Lkw in der Nähe der Grenze zwischen Irland und Nordirland
Reuters/Clodagh Kilcoyne
Keine Zölle bei „No Deal“

London will Preischaos vorbeugen

Während im britischen Parlament weiter über eine mögliche Lösung für den Brexit abgestimmt wird, bereitet sich die Regierung wohl auch auf einen Ausstieg aus der EU ohne Abkommen vor. So sollen bei einem „Hard Brexit“ auf den Großteil der Importe keine Zölle eingehoben werden, wurde am Mittwoch in London bekanntgegeben. Damit sollen enorme Preisschwankungen vermieden werden.

87 Prozent aller Importe sollen zumindest vorläufig von Zöllen ausgenommen sein.

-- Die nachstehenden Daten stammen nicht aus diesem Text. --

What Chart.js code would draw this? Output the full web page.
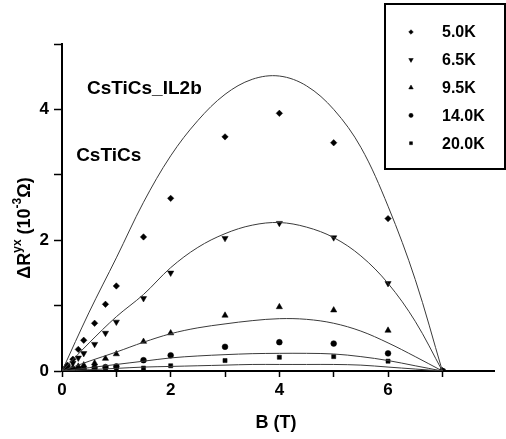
<!DOCTYPE html>
<html>
<head>
<meta charset="utf-8">
<script src="https://cdn.jsdelivr.net/npm/chart.js@4.4.0/dist/chart.umd.min.js"></script>
<style>
  html, body { margin: 0; padding: 0; background: #fff; }
  #hall { display: block; }
</style>
</head>
<body>
<canvas id="hall" width="506" height="439"></canvas>
<script>
// measured field points (T)
const fieldB = [0, 0.05, 0.1, 0.2, 0.3, 0.4, 0.6, 0.8, 1, 1.5, 2, 3, 4, 5, 6, 7];
// ΔR^yx in units of 10^-3 Ω
const hall5K  = [0, 0.04, 0.09, 0.18, 0.33, 0.47, 0.73, 1.02, 1.30, 2.05, 2.64, 3.58, 3.94, 3.49, 2.33, 0];
const hall6K  = [0, 0.02, 0.05, 0.12, 0.20, 0.27, 0.41, 0.58, 0.75, 1.11, 1.50, 2.03, 2.26, 2.04, 1.34, 0];
const hall9K  = [0, 0.01, 0.02, 0.05, 0.07, 0.09, 0.12, 0.19, 0.26, 0.45, 0.58, 0.85, 0.98, 0.93, 0.62, 0];
const hall14K = [0, 0.01, 0.01, 0.02, 0.03, 0.03, 0.05, 0.06, 0.07, 0.165, 0.24, 0.37, 0.44, 0.42, 0.27, 0];
const hall20K = [0, 0, 0, 0.01, 0.01, 0.01, 0.02, 0.02, 0.03, 0.045, 0.08, 0.16, 0.21, 0.22, 0.15, 0];

// fit curves, sampled every 0.5 T
const fitB   = [0, 0.5, 1, 1.5, 2, 2.5, 3, 3.5, 4, 4.5, 5, 5.5, 6, 6.5, 7];
const fit5K  = [0, 0.90, 1.73, 2.58, 3.29, 3.83, 4.23, 4.46, 4.51, 4.36, 4.00, 3.42, 2.52, 1.40, 0];
const fit6K  = [0, 0.43, 0.83, 1.17, 1.58, 1.89, 2.10, 2.23, 2.27, 2.20, 2.04, 1.76, 1.34, 0.76, 0];
const fit9K  = [0, 0.15, 0.29, 0.44, 0.57, 0.66, 0.72, 0.77, 0.80, 0.79, 0.73, 0.61, 0.43, 0.22, 0];
const fit14K = [0, 0.05, 0.10, 0.15, 0.20, 0.23, 0.25, 0.265, 0.27, 0.27, 0.26, 0.22, 0.16, 0.08, 0];
const fit20K = [0, 0.02, 0.04, 0.06, 0.07, 0.08, 0.09, 0.10, 0.10, 0.10, 0.10, 0.09, 0.06, 0.03, 0];

const tempLabels = ['5.0K', '6.5K', '9.5K', '14.0K', '20.0K'];
const xTicks = [0, 1, 2, 3, 4, 5, 6, 7];
const yTicks = [0, 1, 2, 3, 4, 5];

const FONT = "'Liberation Sans', Arial, sans-serif";

// marker per temperature
const MARKERS = [
  { pointStyle: 'rectRot',  rotation: 0,   radius: 3.2 },
  { pointStyle: 'triangle', rotation: 180, radius: 3.6 },
  { pointStyle: 'triangle', rotation: 0,   radius: 3.6 },
  { pointStyle: 'circle',   rotation: 0,   radius: 2.9 },
  { pointStyle: 'rect',     rotation: 0,   radius: 2.9 },
];

const measured = [hall5K, hall6K, hall9K, hall14K, hall20K];
const fitted   = [fit5K, fit6K, fit9K, fit14K, fit20K];

const toXY = (xs, ys) => xs.map((x, i) => ({ x, y: ys[i] }));

const datasets = [];
fitted.forEach((ys, i) => {
  datasets.push({
    label: tempLabels[i] + ' fit',
    data: toXY(fitB, ys),
    showLine: true,
    borderColor: '#3a3a3a',
    borderWidth: 1,
    pointRadius: 0,
    tension: 0.35,
  });
});
measured.forEach((ys, i) => {
  const m = MARKERS[i];
  datasets.push({
    label: tempLabels[i],
    data: toXY(fieldB, ys),
    showLine: false,
    pointStyle: m.pointStyle,
    rotation: m.rotation,
    pointRadius: m.radius,
    backgroundColor: '#000',
    borderColor: '#000',
    borderWidth: 0.5,
  });
});

// framed legend in the top-right corner
const boxLegend = {
  id: 'boxLegend',
  afterDraw(chart) {
    const ctx = chart.ctx;
    ctx.save();
    ctx.strokeStyle = '#000';
    ctx.lineWidth = 2;
    ctx.strokeRect(385, 4, 120, 165);
    ctx.font = 'bold 16px ' + FONT;
    ctx.textAlign = 'left';
    ctx.textBaseline = 'middle';
    tempLabels.forEach((lab, i) => {
      const y = 32 + i * 27.8;
      const m = MARKERS[i];
      ctx.fillStyle = '#000';
      ctx.strokeStyle = '#000';
      ctx.lineWidth = 0.5;
      Chart.helpers.drawPoint(ctx, {
        pointStyle: m.pointStyle, rotation: m.rotation,
        radius: m.radius * 0.72, borderWidth: 0.5,
      }, 411, y);
      ctx.fillText(lab, 442, y + 1);
    });
    ctx.restore();
  }
};

// sample names and axis titles
const captions = {
  id: 'captions',
  afterDraw(chart) {
    const ctx = chart.ctx;
    const xs = chart.scales.x, ys = chart.scales.y;
    ctx.save();
    ctx.fillStyle = '#000';
    ctx.textBaseline = 'middle';
    ctx.textAlign = 'left';
    ctx.font = 'bold 19px ' + FONT;
    ctx.fillText('CsTiCs_IL2b', xs.getPixelForValue(0.46), ys.getPixelForValue(4.32));
    ctx.fillText('CsTiCs', xs.getPixelForValue(0.26), ys.getPixelForValue(3.29));

    // x title
    ctx.textAlign = 'center';
    ctx.font = 'bold 18px ' + FONT;
    ctx.fillText('B (T)', (chart.chartArea.left + chart.chartArea.right) / 2 - 2, 423);

    // y title with superscripts, rotated
    const parts = [
      { t: 'ΔR', f: 'bold 18px ', dy: 0 },
      { t: 'yx', f: 'bold 12px ', dy: -7 },
      { t: ' (10', f: 'bold 18px ', dy: 0 },
      { t: '-3', f: 'bold 12px ', dy: -7 },
      { t: 'Ω)', f: 'bold 18px ', dy: 0 },
    ];
    let total = 0;
    parts.forEach(p => { ctx.font = p.f + FONT; p.w = ctx.measureText(p.t).width; total += p.w; });
    ctx.translate(25, 228);
    ctx.rotate(-Math.PI / 2);
    ctx.textAlign = 'left';
    let cx = -total / 2;
    parts.forEach(p => {
      ctx.font = p.f + FONT;
      ctx.fillText(p.t, cx, p.dy);
      cx += p.w;
    });
    ctx.restore();
  }
};

new Chart(document.getElementById('hall'), {
  type: 'scatter',
  data: { datasets },
  options: {
    responsive: false,
    animation: false,
    devicePixelRatio: 1,
    layout: { padding: { left: 0, right: 12, top: 44, bottom: 0 } },
    plugins: { legend: { display: false }, tooltip: { enabled: false } },
    scales: {
      x: {
        type: 'linear',
        min: 0,
        max: 7.95,
        afterBuildTicks: s => { s.ticks = xTicks.map(v => ({ value: v })); },
        afterFit: s => { s.height = 68; },
        border: { color: '#000', width: 2 },
        grid: { drawOnChartArea: false, color: '#000', tickLength: 6, tickWidth: 1.5 },
        ticks: {
          color: '#000',
          padding: 3,
          font: { family: FONT, size: 17, weight: 'bold' },
          callback: v => (v % 2 === 0 ? String(v) : ''),
        },
      },
      y: {
        type: 'linear',
        min: 0,
        max: 5,
        afterBuildTicks: s => { s.ticks = yTicks.map(v => ({ value: v })); },
        afterFit: s => { s.width = 62; },
        border: { color: '#000', width: 2 },
        grid: { drawOnChartArea: false, color: '#000', tickLength: 8, tickWidth: 1.5 },
        ticks: {
          color: '#000',
          padding: 5,
          font: { family: FONT, size: 17, weight: 'bold' },
          callback: v => (v % 2 === 0 ? String(v) : ''),
        },
      },
    },
  },
  plugins: [boxLegend, captions],
});
</script>
</body>
</html>
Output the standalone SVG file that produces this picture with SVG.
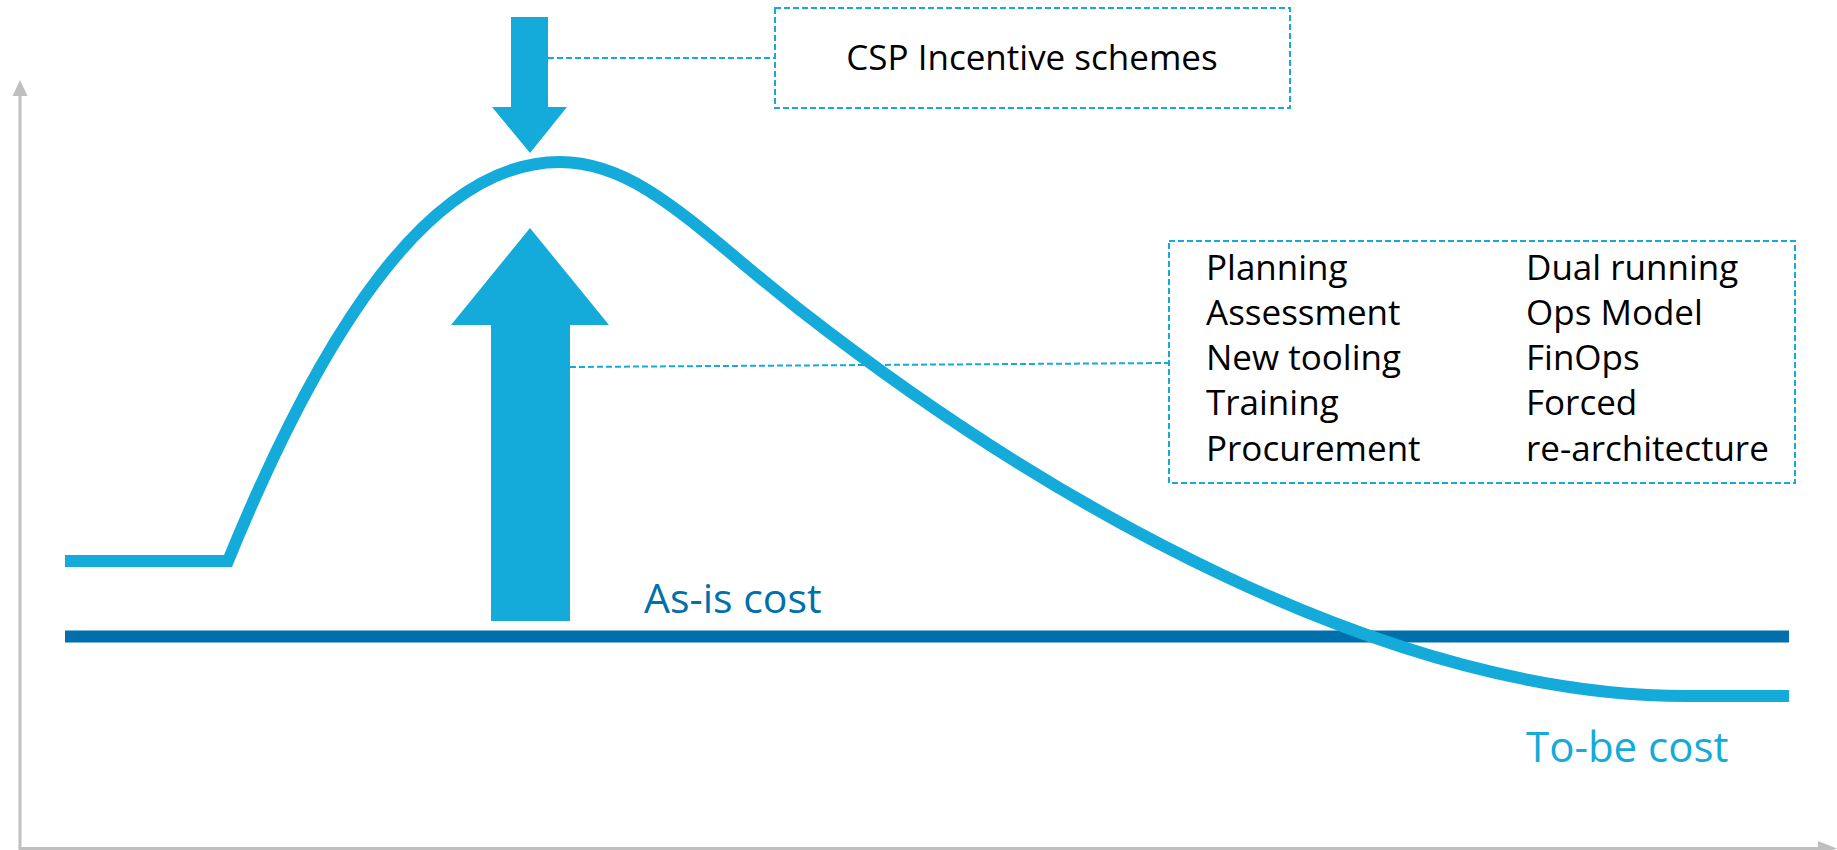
<svg xmlns="http://www.w3.org/2000/svg" width="1837" height="850" viewBox="0 0 1837 850">
  <style>
    .axis { stroke: #BFBFBF; stroke-width: 3; fill: none; }
    .axishead { fill: #BFBFBF; }
    .curve { stroke: #14ABDB; stroke-width: 12; fill: none; stroke-linejoin: miter; stroke-linecap: butt; }
    .asis { stroke: #0070AD; stroke-width: 12; fill: none; }
    .bigarrow { fill: #14ABDB; }
    .dash { stroke: #14ABDB; stroke-width: 2; stroke-dasharray: 6 3; fill: none; }
    .box { stroke: #14ABDB; stroke-width: 2; stroke-dasharray: 6 3; fill: #FFFFFF; }
    .lbl { font-family: "Open Sans", "Liberation Sans", sans-serif; font-size: 35px; font-weight: 500; fill: #000000; }
    .big { font-family: "Open Sans", "Liberation Sans", sans-serif; font-weight: 500; }
  </style>

  <g id="axes">
    <line class="axis" x1="20" y1="94" x2="20" y2="848.5"/>
    <polygon class="axishead" points="20,80 27.5,96 12.5,96"/>
    <line class="axis" x1="18.5" y1="848.5" x2="1820" y2="848.5"/>
    <polygon class="axishead" points="1837,848.5 1818,841 1818,856"/>
  </g>

  <g id="as-is-line">
    <line class="asis" x1="65" y1="636.5" x2="1789" y2="636.5"/>
    <text class="big" x="644" y="613" font-size="41" fill="#0070AD">As-is cost</text>
  </g>

  <g id="to-be-curve">
    <path class="curve" d="M65,561 L228,561 C322,331 430,162 560,162 C640,162 700,232 800,310 C1050,505 1387,696 1687,696 L1789,696"/>
    <text class="big" x="1526" y="762" font-size="42" fill="#14ABDB">To-be cost</text>
  </g>

  <g id="connectors">
    <line class="dash" x1="548" y1="58" x2="775" y2="58"/>
    <line class="dash" x1="570" y1="367" x2="1169" y2="363"/>
  </g>

  <g id="incentive-arrow">
    <polygon class="bigarrow" points="511,17 548,17 548,107 567,107 530,153 492,107 511,107"/>
  </g>

  <g id="cost-arrow">
    <polygon class="bigarrow" points="530,228 609,325 570,325 570,621 491,621 491,325 451,325"/>
  </g>

  <g id="csp-box">
    <rect class="box" x="775" y="8" width="515" height="100"/>
    <text class="lbl" x="1032" y="70" text-anchor="middle">CSP Incentive schemes</text>
  </g>

  <g id="cost-items-box">
    <rect class="box" x="1169" y="241" width="626" height="242"/>
    <text class="lbl" x="1206" y="280">Planning</text>
    <text class="lbl" x="1206" y="325">Assessment</text>
    <text class="lbl" x="1206" y="370">New tooling</text>
    <text class="lbl" x="1206" y="415">Training</text>
    <text class="lbl" x="1206" y="461">Procurement</text>
    <text class="lbl" x="1526" y="280">Dual running</text>
    <text class="lbl" x="1526" y="325">Ops Model</text>
    <text class="lbl" x="1526" y="370">FinOps</text>
    <text class="lbl" x="1526" y="415">Forced</text>
    <text class="lbl" x="1526" y="461">re-architecture</text>
  </g>
</svg>
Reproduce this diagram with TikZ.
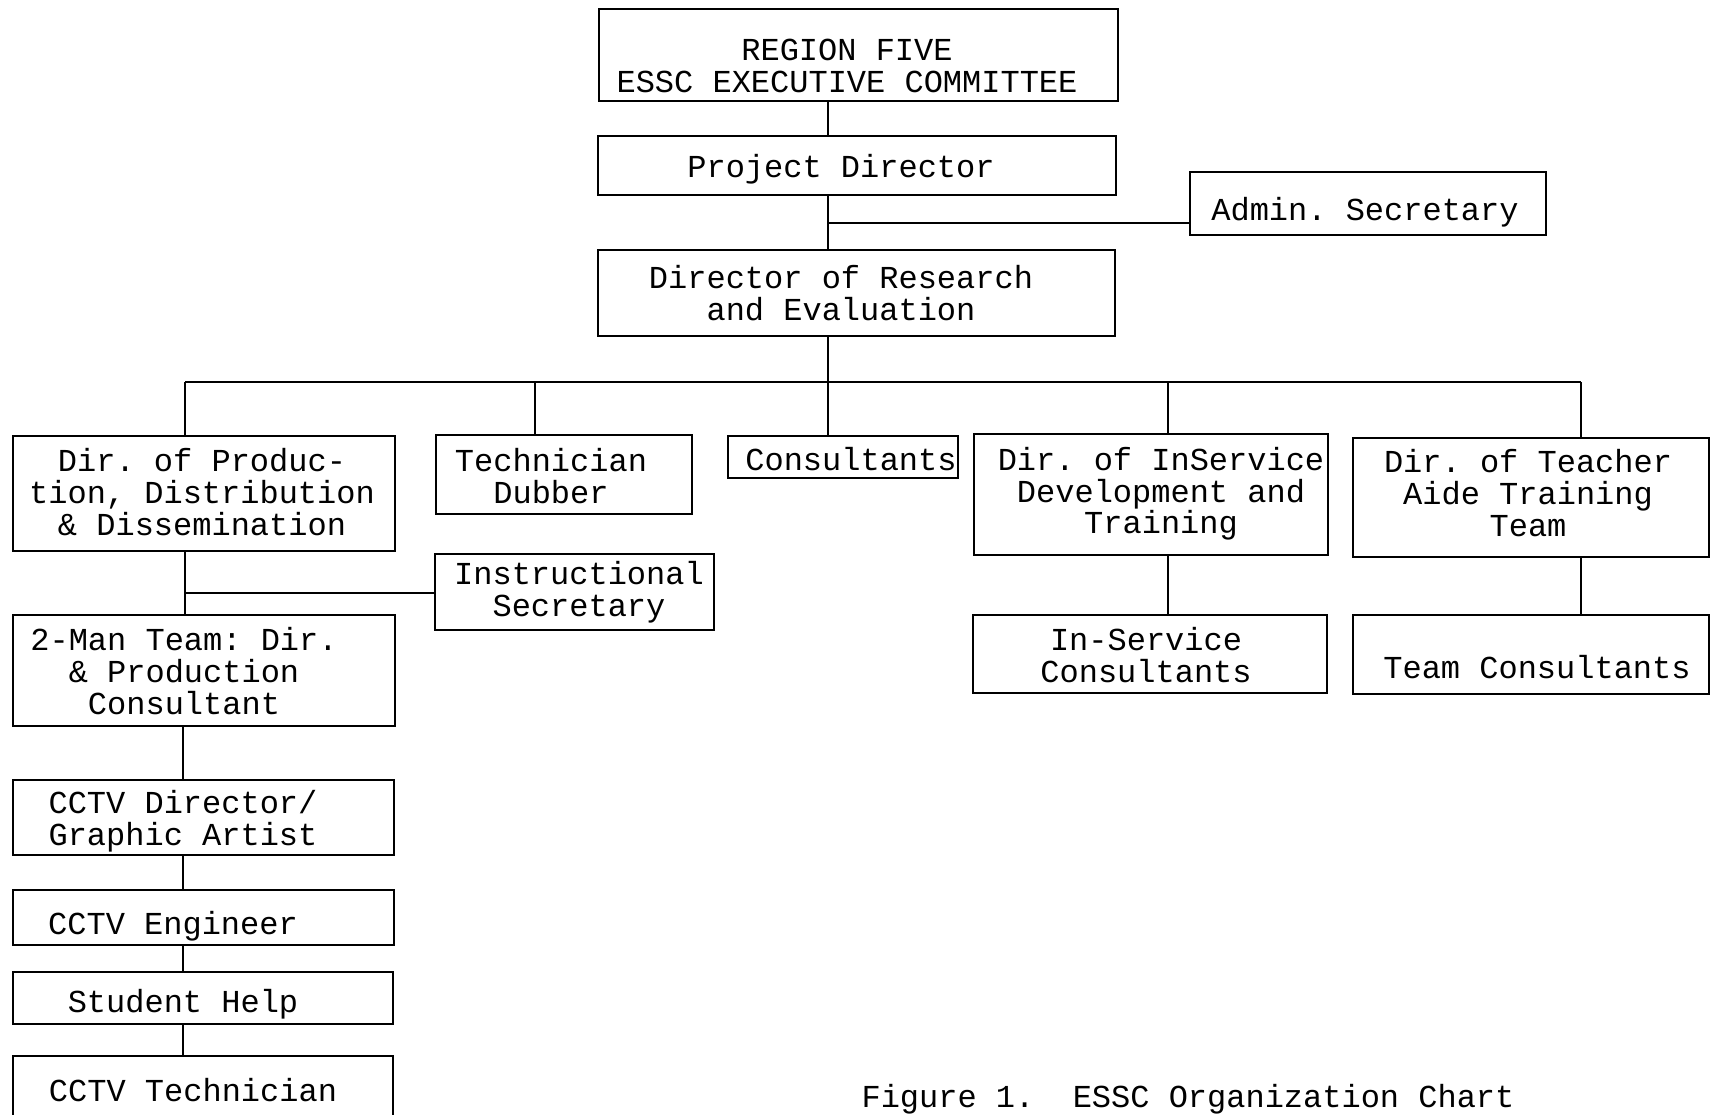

Die temporären und für bis zu zwölf Monate vorgesehenen Pläne seien die einzige Möglichkeit, um am Bekenntnis festzuhalten, im Falle eines „No Deal“-Brexits eine harte Grenze zwischen Irland und Nordirland zu verhindern, hieß es von der Regierung.

Gleichzeitig versicherte London jedoch, dass das oberste Ziel nach wie vor der EU-Austritt mit einem Abkommen sei. „Unsere Priorität ist, einen Deal mit der EU zu sichern, weil das Beeinträchtigungen unserer globalen Handelsbeziehungen verhindern würde“, so der Staatssekretär für Handelspolitik, George Hollingbery.

„Schmugglerparadies“ Nordirland befürchtet

An der Grenze zu Nordirland soll es darüber hinaus keine neuen Kontrollen von Gütern geben. Die Maßnahmen, die sicherstellen, dass Waren zollfrei zwischen Irland und Nordirland transportiert werden können, sorgten laut „Guardian“ für Bedenken, dass sich Nordirland damit zu einem „Schmugglerparadies“ entwickeln könnte.

Ausnahmen gibt es jedoch für einige prominente Warengruppen, die damit deutlich teurer werden könnten. Das sind einerseits „vollständig gefertigte“ Autos, die damit rund elf Prozent teurer würden. Auch die Preise für Rindfleisch und Cheddarkäse sollen steigen. Die nun angekündigten Maßnahmen sorgen für Unmut in Irland. Zölle auf irisches Rindfleisch wären „eine absolute Katastrophe für die irische Landwirtschaft“, sagte Irlands EU-Ministerin Helen McEntee.

Waren bisher sämtliche Importe aus der EU zur Gänze zollfrei, sollen laut BBC künftig nur noch 82 Prozent der Einfuhren unverzollt bleiben. Deutlich auffälliger ist der Unterschied bei Exporten aus dem Nicht-EU-Ausland: Bisher fielen dabei im Schnitt bei 56 Prozent der Güter keine Zölle an, künftig wird das sogar bei 92 Prozent der Importe der Fall sein.

Großbritanniens Premierministerin Theresa May
APA/AFP/UK Parliament/Jessica Taylor
Mays Brexit-Deal wurde auch im zweiten Anlauf im britischen Parlament abgelehnt

EU will Zölle auf britische Waren erheben

Ganz anders will jedoch die EU auf einen „No Deal“-Ausstieg Großbritanniens reagieren. Den Plänen der Regierung in London, drohende Einfuhrzölle für ein breites Spektrum an Waren zu beseitigen sowie die Grenze zwischen Irland und Nordirland von Zollkontrollen frei zu halten, will die EU-Kommission nicht folgen, stattdessen wolle man Zölle der Welthandelsorganisation (WTO) für Großbritannien anwenden.

„Wir nehmen die Pläne des Vereinigten Königreichs zur Kenntnis“, sagte der Sprecher der Kommission, Margaritis Schinas, am Mittwoch. „Wir werden die Übereinstimmung des britischen Plans mit dem WTO-Recht und den damit einhergehenden Rechten der EU sorgfältig analysieren.“ Die unterschiedliche Behandlung des Warenaustauschs auf der irischen Insel und zwischen der EU und dem Vereinigten Königreich „gibt Anlass zur Sorge“. Sollte es keine Vereinbarung über einen EU-Austritt geben, will die EU ihr normales Handelsregime mit Drittländern anwenden und dementsprechend Zölle für Einfuhren aus Großbritannien erheben.

Am Mittwoch stimmte das EU-Parlament Notfallplänen für einen „Hard Brexit“ zu. So erhielt eine Notfallmaßnahme betreffend die Flugsicherheit zwischen Großbritannien und der EU große Zustimmung, auch der Weiterführung des Erasmus-Plus-Programms und der Friedensprogramme um den Nordirland-Konflikt wurde zugestimmt.